Today’s senior communities are often resort-like in their amenities including 5-star restaurants rivaling those found in a Club Med. Many communities today cater to residents who are completely independent, those who need mild assistance as well as those who require full nursing support. State of the art facilities provide rehabilitation, wellness programs and activities to suite every situation.  While choosing between the various communities can be a process, the tougher question is always whether it is time to move mom and dad out of their home and into a senior living facility.

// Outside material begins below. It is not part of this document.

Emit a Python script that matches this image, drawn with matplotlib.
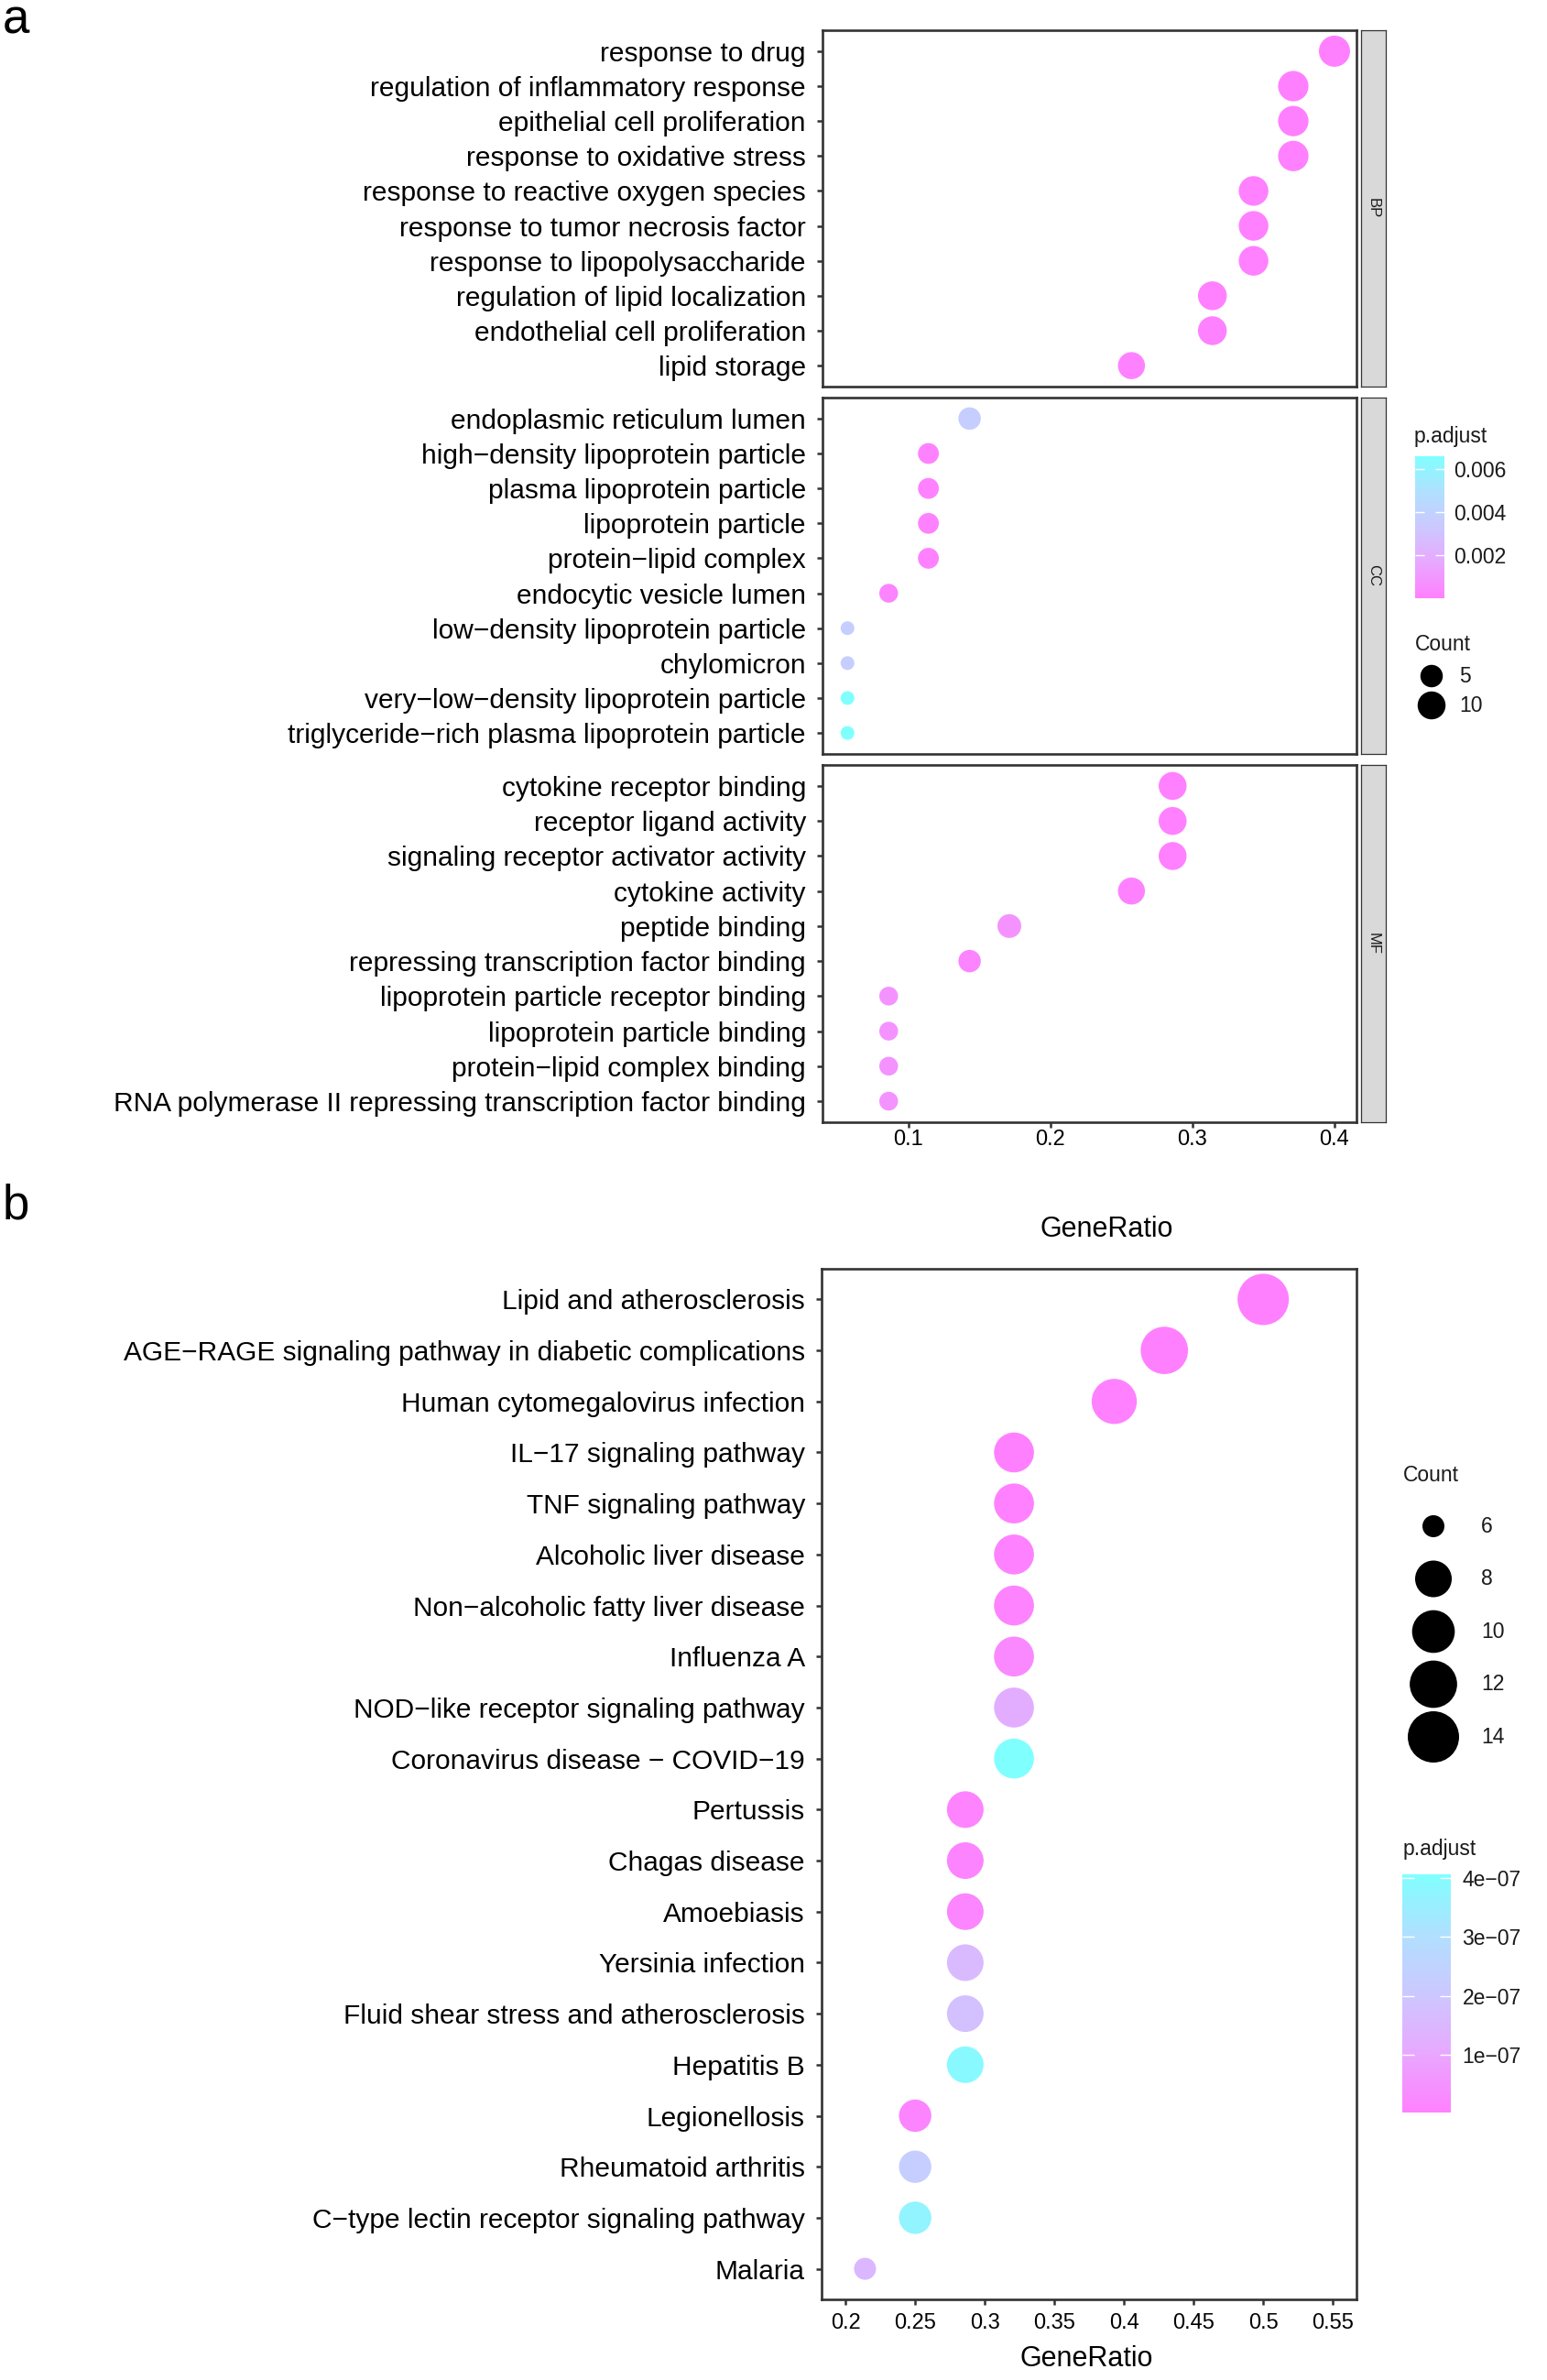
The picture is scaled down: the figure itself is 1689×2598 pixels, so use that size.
import numpy as np
import matplotlib
matplotlib.use("Agg")
import matplotlib.pyplot as plt
from matplotlib.colors import LinearSegmentedColormap, Normalize
from matplotlib.cm import ScalarMappable

plt.rcParams['font.family'] = ['Liberation Sans', 'DejaVu Sans']

W, H, DPI = 1690, 2598, 100

# ---------------- panel a: GO enrichment ----------------
bp_terms = ["response to drug", "regulation of inflammatory response", "epithelial cell proliferation",
            "response to oxidative stress", "response to reactive oxygen species",
            "response to tumor necrosis factor", "response to lipopolysaccharide",
            "regulation of lipid localization", "endothelial cell proliferation", "lipid storage"]
bp_ratio = [0.400, 0.371, 0.371, 0.371, 0.343, 0.343, 0.343, 0.314, 0.314, 0.257]
bp_count = [14, 13, 13, 13, 12, 12, 12, 11, 11, 9]
bp_padj = [0.00001, 0.00002, 0.00002, 0.00003, 0.00003, 0.00004, 0.00004, 0.00005, 0.00006, 0.00008]

cc_terms = ["endoplasmic reticulum lumen", "high\u2212density lipoprotein particle",
            "plasma lipoprotein particle", "lipoprotein particle", "protein\u2212lipid complex",
            "endocytic vesicle lumen", "low\u2212density lipoprotein particle", "chylomicron",
            "very\u2212low\u2212density lipoprotein particle",
            "triglyceride\u2212rich plasma lipoprotein particle"]
cc_ratio = [0.143, 0.114, 0.114, 0.114, 0.114, 0.086, 0.057, 0.057, 0.057, 0.057]
cc_count = [5, 4, 4, 4, 4, 3, 2, 2, 2, 2]
cc_padj = [0.0037, 0.0001, 0.0001, 0.0001, 0.0001, 0.0002, 0.0037, 0.0037, 0.0066, 0.0066]

mf_terms = ["cytokine receptor binding", "receptor ligand activity",
            "signaling receptor activator activity", "cytokine activity", "peptide binding",
            "repressing transcription factor binding", "lipoprotein particle receptor binding",
            "lipoprotein particle binding", "protein\u2212lipid complex binding",
            "RNA polymerase II repressing transcription factor binding"]
mf_ratio = [0.286, 0.286, 0.286, 0.257, 0.171, 0.143, 0.086, 0.086, 0.086, 0.086]
mf_count = [10, 10, 10, 9, 6, 5, 3, 3, 3, 3]
mf_padj = [0.00005, 0.00005, 0.00005, 0.0001, 0.0008, 0.0002, 0.0008, 0.0008, 0.0008, 0.0008]

facets = ["BP", "CC", "MF"]
a_xticks = [0.1, 0.2, 0.3, 0.4]
a_padj_ticks = [0.002, 0.004, 0.006]
a_padj_labels = ["0.002", "0.004", "0.006"]
a_count_keys = [5, 10]

# ---------------- panel b: KEGG enrichment ----------------
kegg_terms = ["Lipid and atherosclerosis", "AGE\u2212RAGE signaling pathway in diabetic complications",
              "Human cytomegalovirus infection", "IL\u221217 signaling pathway", "TNF signaling pathway",
              "Alcoholic liver disease", "Non\u2212alcoholic fatty liver disease", "Influenza A",
              "NOD\u2212like receptor signaling pathway", "Coronavirus disease \u2212 COVID\u221219",
              "Pertussis", "Chagas disease", "Amoebiasis", "Yersinia infection",
              "Fluid shear stress and atherosclerosis", "Hepatitis B", "Legionellosis",
              "Rheumatoid arthritis", "C\u2212type lectin receptor signaling pathway", "Malaria"]
kegg_ratio = [0.500, 0.429, 0.393, 0.321, 0.321, 0.321, 0.321, 0.321, 0.321, 0.321,
              0.286, 0.286, 0.286, 0.286, 0.286, 0.286, 0.250, 0.250, 0.250, 0.214]
kegg_count = [14, 12, 11, 9, 9, 9, 9, 9, 9, 9, 8, 8, 8, 8, 8, 8, 7, 7, 7, 6]
kegg_padj = [3e-9, 3e-9, 5e-9, 4e-9, 5e-9, 8e-9, 1e-8, 2.5e-8, 1.2e-7, 4.06e-7,
             1e-8, 1.5e-8, 2e-8, 1.6e-7, 1.8e-7, 3.9e-7, 1.5e-8, 2.3e-7, 3.7e-7, 1.5e-7]
b_xticks = [0.2, 0.25, 0.3, 0.35, 0.4, 0.45, 0.5, 0.55]
b_xlabels = ["0.2", "0.25", "0.3", "0.35", "0.4", "0.45", "0.5", "0.55"]
b_padj_ticks = [1e-7, 2e-7, 3e-7, 4e-7]
b_padj_labels = ["1e\u221207", "2e\u221207", "3e\u221207", "4e\u221207"]
b_count_keys = [6, 8, 10, 12, 14]

cmap = LinearSegmentedColormap.from_list(
    "padj", ["#FF80FF", "#E8A8FF", "#CCC8FF", "#B0E0FF", "#80FFFF"])
DARK = "#333333"
LABEL_FS = 21.5
TICK_FS = 17
LEG_FS = 16.5


def px_axes(fig, l, t, r, b):
    return fig.add_axes([l / W, 1 - b / H, (r - l) / W, (b - t) / H])


def size_of(count, cmin, cmax, dmin, dmax):
    # ggplot-like area scale: diameter in px -> marker area in pt^2
    frac = np.sqrt((np.asarray(count, float) - cmin) / (cmax - cmin))
    d = dmin + (dmax - dmin) * frac
    return (d * 72 / DPI) ** 2


def style_box(ax):
    for sp in ax.spines.values():
        sp.set_color(DARK)
        sp.set_linewidth(1.9)
    ax.tick_params(axis="both", color=DARK, width=1.8, length=4, labelcolor="black")


fig = plt.figure(figsize=(W / DPI, H / DPI), dpi=DPI)
overlay = fig.add_axes([0, 0, 1, 1])
overlay.set_xlim(0, W)
overlay.set_ylim(H, 0)
overlay.axis("off")

# ---- panel a facets ----
a_norm = Normalize(0.0, 0.0066)
a_data = [(bp_terms, bp_ratio, bp_count, bp_padj),
          (cc_terms, cc_ratio, cc_count, cc_padj),
          (mf_terms, mf_ratio, mf_count, mf_padj)]
a_rows = [(33, 422), (434, 823), (835, 1225)]
for k, (terms, ratio, count, padj) in enumerate(a_data):
    top, bot = a_rows[k]
    ax = px_axes(fig, 898, top, 1481, bot)
    y = np.arange(len(terms))
    ax.scatter(ratio, y, s=size_of(count, 2, 14, 15, 34), c=padj, cmap=cmap, norm=a_norm,
               edgecolors="none", zorder=3)
    ax.set_xlim(0.0394, 0.4155)
    ax.set_ylim(len(terms) - 1 + 0.6, -0.6)
    ax.set_yticks(y)
    ax.set_yticklabels(terms, fontsize=LABEL_FS)
    style_box(ax)
    ax.tick_params(axis="y", pad=9)
    if k == 2:
        ax.set_xticks(a_xticks)
        ax.set_xticklabels([str(v) for v in a_xticks], fontsize=TICK_FS)
        ax.tick_params(axis="x", pad=2)
    else:
        ax.set_xticks([])
    strip = px_axes(fig, 1486, top, 1513, bot)
    strip.set_facecolor("#D9D9D9")
    strip.set_xticks([])
    strip.set_yticks([])
    for sp in strip.spines.values():
        sp.set_color(DARK)
        sp.set_linewidth(0.9)
    strip.text(0.5, 0.5, facets[k], rotation=-90, ha="center", va="center",
               fontsize=12, color="#1A1A1A", transform=strip.transAxes)

# ---- panel a legends ----
overlay.text(1544, 476, "p.adjust", fontsize=LEG_FS, ha="left", va="center", color="#1A1A1A")
cax = px_axes(fig, 1545, 498, 1577, 653)
cb = fig.colorbar(ScalarMappable(norm=a_norm, cmap=cmap), cax=cax)
cb.outline.set_visible(False)
cb.set_ticks(a_padj_ticks)
cb.set_ticklabels(a_padj_labels)
cax.tick_params(left=True, right=True, direction="in", color="white", width=1, length=7,
                labelsize=LEG_FS, labelcolor="#1A1A1A", pad=7)
overlay.text(1545, 703, "Count", fontsize=LEG_FS, ha="left", va="center", color="#1A1A1A")
a_key_y = 738 + 32 * np.arange(len(a_count_keys))
overlay.scatter([1563] * len(a_count_keys), a_key_y, s=size_of(a_count_keys, 2, 14, 15, 34),
                color="black", edgecolors="none")
for c, yy in zip(a_count_keys, a_key_y):
    overlay.text(1593, yy, str(c), fontsize=LEG_FS, ha="left", va="center", color="#1A1A1A")

# ---- panel b ----
b_norm = Normalize(2.8e-9, 4.06e-7)
axb = px_axes(fig, 897, 1385, 1481, 2510)
yb = np.arange(len(kegg_terms))
axb.scatter(kegg_ratio, yb, s=size_of(kegg_count, 6, 14, 24, 56), c=kegg_padj, cmap=cmap,
            norm=b_norm, edgecolors="none", zorder=3)
axb.set_xlim(0.1828, 0.567)
axb.set_ylim(len(kegg_terms) - 1 + 0.6, -0.6)
axb.set_yticks(yb)
axb.set_yticklabels(kegg_terms, fontsize=LABEL_FS)
axb.set_xticks(b_xticks)
axb.set_xticklabels(b_xlabels, fontsize=TICK_FS)
style_box(axb)
axb.tick_params(axis="y", pad=9)
axb.tick_params(axis="x", pad=7)
axb.set_xlabel("GeneRatio", fontsize=22, va="center")
axb.xaxis.set_label_coords((1186 - 897) / 584, -(2575 - 2510) / 1125)

overlay.text(1532, 1610, "Count", fontsize=LEG_FS, ha="left", va="center", color="#1A1A1A")
b_key_y = 1666 + 57.5 * np.arange(len(b_count_keys))
overlay.scatter([1565] * len(b_count_keys), b_key_y, s=size_of(b_count_keys, 6, 14, 24, 56),
                color="black", edgecolors="none")
for c, yy in zip(b_count_keys, b_key_y):
    overlay.text(1617, yy, str(c), fontsize=LEG_FS, ha="left", va="center", color="#1A1A1A")
overlay.text(1532, 2018, "p.adjust", fontsize=LEG_FS, ha="left", va="center", color="#1A1A1A")
cbx = px_axes(fig, 1531, 2046, 1584, 2306)
cb2 = fig.colorbar(ScalarMappable(norm=b_norm, cmap=cmap), cax=cbx)
cb2.outline.set_visible(False)
cb2.set_ticks(b_padj_ticks)
cb2.set_ticklabels(b_padj_labels)
cbx.tick_params(left=True, right=True, direction="in", color="white", width=1, length=9,
                labelsize=LEG_FS, labelcolor="#1A1A1A", pad=9)

# ---- stray axis title and panel letters ----
overlay.text(1208, 1342, "GeneRatio", fontsize=22, ha="center", va="center")
overlay.text(3, 36, "a", fontsize=38, ha="left", va="baseline")
overlay.text(3, 1330, "b", fontsize=38, ha="left", va="baseline")

fig.savefig("out.png", dpi=DPI)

With the many ‘aging at home’ assistance programs available (think Meals on Wheels and Visiting Angels), we are often able to keep our loved ones at home for a longer time. However, a frail elderly person who is at risk of falling, or has already broken a hip, or who wanders off because of progressive dementia jeopardizing their safety and well-being it’s time to make the hard decision.

Ideally you will want to have this discussion with our loved ones long before the time is needed. Ask them what their wishes are, what would they consider as the trigger for moving them to a senior community, how and when do they want you to step in to assist with the logistics.

Then speak with their physician about the level of care they need.  Do they just need a little help with their activities of daily living or help organizing their medication? Are they at risk of pressure sores and infections that require around the clock nursing care? A frank discussion with the doctor can help answer some of these questions.

Visit some of the local facilities to better understand what is available, what the advantages (and disadvantages) of each community are and decide which would be the best fit for your loved one. Some communities have a large ‘buy in’ fee for move in, other charge a ‘by the month’ fee. Some have all-inclusive type services, others are more al a carte. Get references, talk to current residents and their family members. Check medicare.gov for the latest surveys and state audits on the facility.  In other words, do your research.

The safety and well-being of your loved one is the top priority to any decision being made. Though deciding to place mom or dad in an ALF is difficult, knowing that they are safe and cared for helps ease the transition for you and for them.